God is growing me. I could look at the people who tick me off and say that God needs to grow them, but I don't think that is the response He is looking for. Every time something happens that makes my blood boil, I have two choices. I can respond in a way that does not seek to build anything but a bigger fire, or I can step down. Stepping down does not mean the other person is right, necessarily; it just means that I am going to give God a chance to tell me what this is really about. Every attitude that someone brings to a relationship is years in the making. Long before you or I arrived on the scene the groundwork had already been laid. Instead of getting mad, I could choose to wonder where this (annoying) belief stems from. (Sorry, I am extremely human.)

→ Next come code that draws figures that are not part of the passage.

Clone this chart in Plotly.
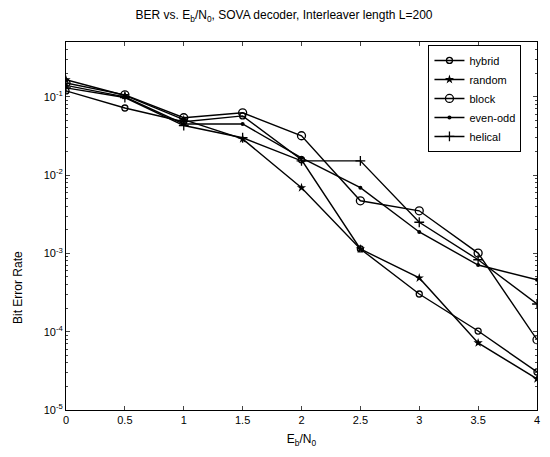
import plotly.graph_objects as go

ebno = [0, 0.5, 1, 1.5, 2, 2.5, 3, 3.5, 4]
hybrid = [0.119, 0.072, 0.048, 0.057, 0.0157, 0.00114, 0.000303, 0.000102, 3.06e-5]
random_ = [0.165, 0.104, 0.051, 0.029, 0.0069, 0.00114, 0.000486, 7.2e-5, 2.5e-5]
block = [0.15, 0.106, 0.054, 0.0625, 0.0318, 0.0047, 0.0035, 0.00101, 7.9e-5]
even_odd = [0.14, 0.1, 0.045, 0.045, 0.0166, 0.0069, 0.00188, 0.00071, 0.00046]
helical = [0.13, 0.098, 0.043, 0.03, 0.0152, 0.0152, 0.0025, 0.00083, 0.000226]

names = ["hybrid", "random", "block", "even-odd", "helical"]
series = [hybrid, random_, block, even_odd, helical]
markers = [
    dict(symbol="circle-open", size=6, line=dict(width=1.3, color="black")),
    dict(symbol="star", size=7, color="black"),
    dict(symbol="circle-open", size=8, line=dict(width=1.3, color="black")),
    dict(symbol="circle", size=4, color="black"),
    dict(symbol="cross-thin-open", size=7, line=dict(width=1.3, color="black")),
]

x_ticks = [0, 0.5, 1, 1.5, 2, 2.5, 3, 3.5, 4]
x_labels = ["0", "0.5", "1", "1.5", "2", "2.5", "3", "3.5", "4"]
y_ticks = [1e-5, 1e-4, 1e-3, 1e-2, 1e-1]
y_labels = ["10<sup>-5</sup>", "10<sup>-4</sup>", "10<sup>-3</sup>", "10<sup>-2</sup>", "10<sup>-1</sup>"]
minor_vals = [m * 10 ** e for e in range(-5, 0) for m in range(2, 10)]

fig = go.Figure()
for n, s, mk in zip(names, series, markers):
    fig.add_trace(go.Scatter(x=ebno, y=s, name=n, mode="lines+markers",
                             line=dict(color="black", width=1.4), marker=mk))

font = "Liberation Sans, Arial, sans-serif"
W, H = 550, 457
ml, mr, mt, mb = 66, 13, 42, 47
fig.update_layout(
    width=W, height=H,
    margin=dict(l=ml, r=mr, t=mt, b=mb, autoexpand=False),
    paper_bgcolor="white", plot_bgcolor="white",
    font=dict(family=font, size=11, color="black"),
    title=dict(text="BER vs. E<sub>b</sub>/N<sub>0</sub>, SOVA decoder, Interleaver length L=200",
               x=284 / W, xanchor="center", y=1 - 15 / H, yanchor="middle", font=dict(size=12)),
    showlegend=True,
    legend=dict(x=0.967, xanchor="right", y=0.992, yanchor="top",
                bgcolor="white", bordercolor="black", borderwidth=1,
                font=dict(size=11), tracegroupgap=0, itemwidth=30),
    annotations=[dict(text="Bit Error Rate", textangle=-90, xref="paper", yref="paper",
                      x=(18 - ml) / (W - ml - mr), y=(H - mb - 288) / (H - mt - mb),
                      xanchor="center", yanchor="middle", showarrow=False,
                      font=dict(size=12))],
)
fig.update_xaxes(range=[0, 4], tickvals=x_ticks, ticktext=x_labels, automargin=False,
                 ticks="inside", ticklen=4, showline=True, linecolor="black", linewidth=1,
                 mirror="ticks", showgrid=False, zeroline=False,
                 title=dict(text="E<sub>b</sub>/N<sub>0</sub>", standoff=9, font=dict(size=12)))
fig.update_yaxes(type="log", range=[-5, -0.3], tickvals=y_ticks, ticktext=y_labels,
                 automargin=False,
                 ticks="inside", ticklen=4, showline=True, linecolor="black", linewidth=1,
                 mirror="ticks", showgrid=False, zeroline=False,
                 minor=dict(tickvals=minor_vals, ticks="inside", ticklen=2, showgrid=False))

fig.write_html("out.html", config={"displayModeBar": False},
               post_script="document.body.style.margin='0';")
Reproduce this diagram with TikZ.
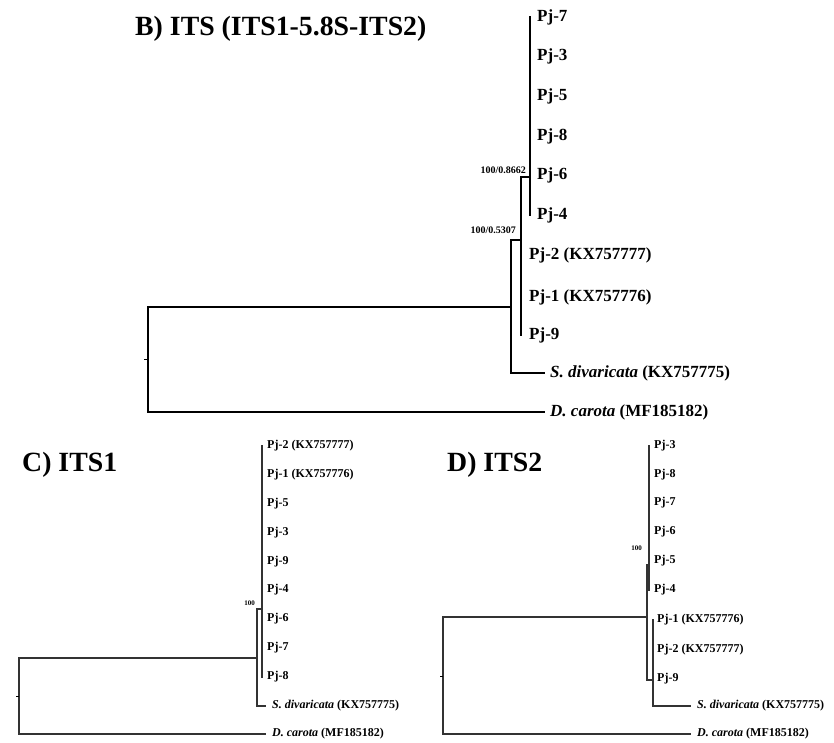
\documentclass[tikz,border=0pt]{standalone}
\usepackage{fontspec}
\setmainfont{Liberation Serif}
\begin{document}
\begin{tikzpicture}[x=1pt,y=-1pt,
  brB/.style={line width=2.8pt,black,line cap=rect},
  brS/.style={line width=1.6pt,black!80,line cap=rect},
  tick/.style={line width=1pt,black},
  labB/.style={anchor=west,inner sep=0pt,font=\fontsize{17}{20}\selectfont\bfseries},
  labS/.style={anchor=west,inner sep=0pt,font=\fontsize{12}{14}\selectfont\bfseries},
  suppB/.style={anchor=east,inner sep=0pt,font=\fontsize{10}{12}\selectfont\bfseries},
  suppS/.style={anchor=east,inner sep=0pt,font=\fontsize{7}{8}\selectfont\bfseries},
  ttl/.style={anchor=west,inner sep=0pt,font=\fontsize{27.8}{32}\selectfont\bfseries}]
\useasboundingbox (0,0) rectangle (834,743);

% ---------- Panel B ----------
\node[ttl] (tB) at (135,29) {B) ITS (ITS1-5.8S-ITS2)};
\node[labB] (B7) at (537,17) {Pj-7};
\node[labB] (B3) at (537,56) {Pj-3};
\node[labB] (B5) at (537,96) {Pj-5};
\node[labB] (B8) at (537,136) {Pj-8};
\node[labB] (B6) at (537,175) {Pj-6};
\node[labB] (B4) at (537,215) {Pj-4};
\node[labB] (B2) at (529,255) {Pj-2 (KX757777)};
\node[labB] (B1) at (529,297) {Pj-1 (KX757776)};
\node[labB] (B9) at (529,335) {Pj-9};
\node[labB] (Bsd) at (550,373) {\textit{S. divaricata} (KX757775)};
\node[labB] (Bdc) at (550,412) {\textit{D. carota} (MF185182)};
\node[suppB] (sB1) at (526,170) {100/0.8662};
\node[suppB] (sB2) at (516,230) {100/0.5307};

\coordinate (B0t) at (148,307);
\coordinate (B0b) at (148,412);
\coordinate (B0m) at (148,359);
\coordinate (B1t) at (511,240);
\coordinate (B1b) at (511,373);
\coordinate (B2m) at (521,177);
\coordinate (B3m) at (530,177);
\draw[brB] (B0t) -- (B0b);
\draw[tick] (B0m) -- ++(-4,0);
\draw[brB] (B0t) -- (B0t -| B1t);
\draw[brB] (B0b) -- ([xshift=-6pt]B0b -| Bdc.west);
\draw[brB] (B1t) -- (B1b);
\draw[brB] (B1b) -- ([xshift=-6pt]B1b -| Bsd.west);
\draw[brB] (B1t) -- (B1t -| B2m);
\draw[brB] (B2m) -- (B2m |- B9.west);
\draw[brB] (B2m) -- (B3m);
\draw[brB] (B3m |- B7.west) -- (B3m |- B4.west);

% ---------- Panel C ----------
\node[ttl] (tC) at (22,465) {C) ITS1};
\node[labS] (C2) at (267,446) {Pj-2 (KX757777)};
\node[labS] (C1) at (267,475) {Pj-1 (KX757776)};
\node[labS] (C5) at (267,504) {Pj-5};
\node[labS] (C3) at (267,533) {Pj-3};
\node[labS] (C9) at (267,562) {Pj-9};
\node[labS] (C4) at (267,590) {Pj-4};
\node[labS] (C6) at (267,619) {Pj-6};
\node[labS] (C7) at (267,648) {Pj-7};
\node[labS] (C8) at (267,677) {Pj-8};
\node[labS] (Csd) at (272,706) {\textit{S. divaricata} (KX757775)};
\node[labS] (Cdc) at (272,734) {\textit{D. carota} (MF185182)};
\node[suppS] (sC) at (255,603) {100};

\coordinate (C0t) at (19,658);
\coordinate (C0b) at (19,734);
\coordinate (C0m) at (19,696);
\coordinate (C1t) at (257,609);
\coordinate (C1b) at (257,706);
\coordinate (C2t) at (262,609);
\draw[brS] (C0t) -- (C0b);
\draw[tick] (C0m) -- ++(-3,0);
\draw[brS] (C0t) -- (C0t -| C1t);
\draw[brS] (C0b) -- ([xshift=-7pt]C0b -| Cdc.west);
\draw[brS] (C1t) -- (C1b);
\draw[brS] (C1b) -- ([xshift=-7pt]C1b -| Csd.west);
\draw[brS] (C1t) -- (C2t);
\draw[brS] (C2t |- C2.west) -- (C2t |- C8.west);

% ---------- Panel D ----------
\node[ttl] (tD) at (447,465) {D) ITS2};
\node[labS] (D3) at (654,446) {Pj-3};
\node[labS] (D8) at (654,475) {Pj-8};
\node[labS] (D7) at (654,503) {Pj-7};
\node[labS] (D6) at (654,532) {Pj-6};
\node[labS] (D5) at (654,561) {Pj-5};
\node[labS] (D4) at (654,590) {Pj-4};
\node[labS] (D1) at (657,620) {Pj-1 (KX757776)};
\node[labS] (D2) at (657,650) {Pj-2 (KX757777)};
\node[labS] (D9) at (657,679) {Pj-9};
\node[labS] (Dsd) at (697,706) {\textit{S. divaricata} (KX757775)};
\node[labS] (Ddc) at (697,734) {\textit{D. carota} (MF185182)};
\node[suppS] (sD) at (642,548) {100};

\coordinate (D0t) at (443,617);
\coordinate (D0b) at (443,734);
\coordinate (D0m) at (443,676);
\coordinate (D1t) at (647,565);
\coordinate (D1b) at (647,680);
\coordinate (D2t) at (649,565);
\coordinate (D3b) at (653,680);
\draw[brS] (D0t) -- (D0b);
\draw[tick] (D0m) -- ++(-3,0);
\draw[brS] (D0t) -- (D0t -| D1t);
\draw[brS] (D0b) -- ([xshift=-7pt]D0b -| Ddc.west);
\draw[brS] (D1t) -- (D1b);
\draw[brS] (D1t) -- (D2t);
\draw[brS] (D2t |- D3.west) -- (D2t |- D4.west);
\draw[brS] (D1b) -- (D3b);
\draw[brS] (D3b |- D1.west) -- (D3b |- Dsd.west);
\draw[brS] (D3b |- Dsd.west) -- ([xshift=-7pt]Dsd.west);
\end{tikzpicture}
\end{document}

Another way to look at this, as a friend suggested, is that this is my opportunity to suffer. Just stay with me for a minute...I totally recognize that there are people dealing with a whole lot of stuff that makes my life look like a cake walk. Angel food cake with strawberries, even...Anyway, God allows injustice and suffering in our lives for a reason. Instead of throwing an unholy tantrum, I could honor Him by seeking Him first, instead of my own way. (1 Peter 4:19).

In the process of God growing me this week, He has been leading me through James, especially chapter 3. The whole huge blazes being started by a small fire section. Also, Psalm 4...in your anger do not sin, but take time to ponder the situation. The Holy Spirit has been doing some serious convicting, to the point that I can't raise my eyes to the Throne of Grace yet. I don't want to stay here for long, but I also don't want to forget this horrible feeling that I am carrying.

There is some healing that needs to take place in this house. I read through Psalm 51 today, realizing that it is really against God and His creation that I am sinning, and that He would restore the joy I had, but how do you stop smelling like smoke when you have been caught in a blaze? I'm just not sure where to go from here.